Back in the days before TV and the internet, people amused themselves over the holidays by playing parlour games. One game popular in Regency-era Britain was "Bullet Pudding" [via tywkiwdbi
]. Jane Austen's niece Fanny Knight described it in a letter sent to a friend :
You must have a large pewter dish filled with flour which you must pile up into a sort of pudding with a peek at top. You must then lay a bullet at top and everybody cuts a slice of it, and the person that is cutting it when it falls must poke about with their noses and chins till they find it and then take it out with their mouths of which makes them strange figures all covered with flour but the worst is that you must not laugh for fear of the flour getting up your nose and mouth and choking you: You must not use your hands in taking the Bullet out.
Nothing gets a party going like playing with live ammunition!
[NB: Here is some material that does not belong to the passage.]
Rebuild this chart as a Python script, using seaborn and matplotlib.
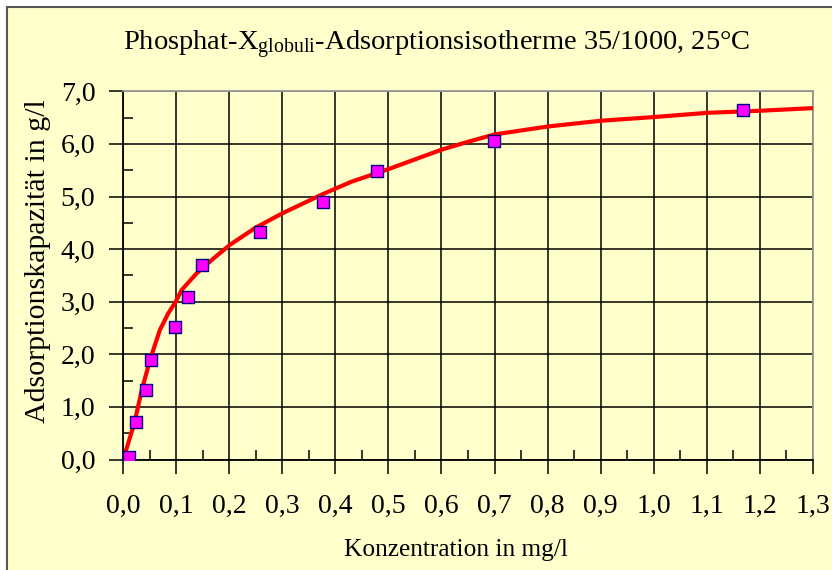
import matplotlib
matplotlib.use("Agg")
import matplotlib.pyplot as plt
import seaborn as sns
import pandas as pd
from matplotlib.patches import Rectangle
from matplotlib.ticker import FixedLocator, FixedFormatter, MultipleLocator

# ---- data ----
conc_points = [0.011, 0.024, 0.043, 0.052, 0.097, 0.123, 0.148, 0.258, 0.377, 0.479, 0.699, 1.169]
cap_points = [0.05, 0.71, 1.32, 1.90, 2.52, 3.09, 3.70, 4.32, 4.89, 5.49, 6.05, 6.65]

conc_curve = [0.0, 0.021, 0.035, 0.0505, 0.069, 0.085, 0.099, 0.110, 0.1385, 0.170, 0.201,
              0.250, 0.300, 0.375, 0.430, 0.500, 0.600, 0.650, 0.700, 0.800, 0.900,
              1.000, 1.100, 1.200, 1.300]
cap_curve = [0.0, 0.69, 1.32, 1.89, 2.46, 2.78, 3.00, 3.22, 3.54, 3.82, 4.08,
             4.41, 4.68, 5.04, 5.28, 5.52, 5.89, 6.04, 6.18, 6.33, 6.44,
             6.51, 6.59, 6.63, 6.68]

x_ticks = [0.0, 0.1, 0.2, 0.3, 0.4, 0.5, 0.6, 0.7, 0.8, 0.9, 1.0, 1.1, 1.2, 1.3]
x_tick_labels = ["0,0", "0,1", "0,2", "0,3", "0,4", "0,5", "0,6", "0,7", "0,8", "0,9",
                 "1,0", "1,1", "1,2", "1,3"]
y_ticks = [0.0, 1.0, 2.0, 3.0, 4.0, 5.0, 6.0, 7.0]
y_tick_labels = ["0,0", "1,0", "2,0", "3,0", "4,0", "5,0", "6,0", "7,0"]

title_text = r"Phosphat-X$_{\mathrm{globuli}}$-Adsorptionsisotherme 35/1000, 25°C"
x_label = "Konzentration in mg/l"
y_label = "Adsorptionskapazität in g/l"

# ---- style ----
BG = "#FFFFCC"
sns.set_theme(style="white")
plt.rcParams["font.family"] = ["Liberation Serif", "DejaVu Serif"]
plt.rcParams["mathtext.fontset"] = "custom"
plt.rcParams["mathtext.rm"] = "Liberation Serif"
plt.rcParams["mathtext.it"] = "Liberation Serif:italic"

W, H = 832, 570
fig = plt.figure(figsize=(W / 100, H / 100), dpi=100)
fig.patch.set_facecolor("white")
fig.patches.append(Rectangle((7 / W, -0.1), 1.2, (1 - 7 / H) + 0.1,
                             transform=fig.transFigure, facecolor=BG,
                             edgecolor="#555555", linewidth=1.5, zorder=-10))

ax = fig.add_axes([123.2 / W, 1 - 459.5 / H, (812.8 - 123.2) / W, (459.5 - 91.3) / H])
ax.set_zorder(5)
ax.set_facecolor(BG)

df_curve = pd.DataFrame({"c": conc_curve, "q": cap_curve})
df_pts = pd.DataFrame({"c": conc_points, "q": cap_points})

sns.lineplot(data=df_curve, x="c", y="q", ax=ax, color="#FF0000", linewidth=3.0,
             sort=False, zorder=3)
sns.scatterplot(data=df_pts, x="c", y="q", ax=ax, marker="s", s=85,
                color="#FF00FF", edgecolor="#000080", linewidth=1.0, zorder=4)

ax.set_xlim(0, 1.3)
ax.set_ylim(0, 7.0)

ax.xaxis.set_major_locator(FixedLocator(x_ticks))
ax.xaxis.set_major_formatter(FixedFormatter(x_tick_labels))
ax.yaxis.set_major_locator(FixedLocator(y_ticks))
ax.yaxis.set_major_formatter(FixedFormatter(y_tick_labels))
ax.xaxis.set_minor_locator(MultipleLocator(0.05))
ax.yaxis.set_minor_locator(MultipleLocator(0.5))

ax.grid(True, which="major", color="black", linewidth=1.1)
ax.set_axisbelow(True)

ax.tick_params(axis="both", which="major", direction="out", length=10, width=1.1,
               color="black", labelsize=20, labelcolor="black")
ax.tick_params(axis="x", which="major", pad=15, bottom=True)
ax.tick_params(axis="y", which="major", pad=10, left=True)
ax.tick_params(axis="both", which="minor", direction="in", length=7, width=1.1,
               color="black", bottom=True, left=True)

for side in ["left", "bottom"]:
    ax.spines[side].set_color("black")
    ax.spines[side].set_linewidth(1.3)
for side in ["top", "right"]:
    ax.spines[side].set_visible(True)
    ax.spines[side].set_color("#999999")
    ax.spines[side].set_linewidth(1.3)

ax.set_xlabel("")
ax.set_ylabel("")
fig.text(456 / W, 1 - 550 / H, x_label, ha="center", va="center", fontsize=18.3, color="black")
fig.text(38 / W, 1 - 261 / H, y_label, ha="center", va="center", rotation=90,
         fontsize=21.5, color="black")
fig.text(437 / W, 1 - 45 / H, title_text, ha="center", va="center", fontsize=20.5, color="black")

fig.savefig("out.png", dpi=100, facecolor=fig.get_facecolor())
The illustration below by Francis Hayman shows the moment when the bullet toppled from the top of the Flour pyramid.
Another game, called Snapdragon, involved lighting a bowl of brandy punch on fire and then trying to pick the raisins and nuts out of the punch without burning your fingers. Austenonly
comments, "Though brandy does not burn at a particularly high heat it was still possible to be scorched and the point of the fun was to watch peoples expressions as they darted their fingers through the flames, picking out the fruit or nuts."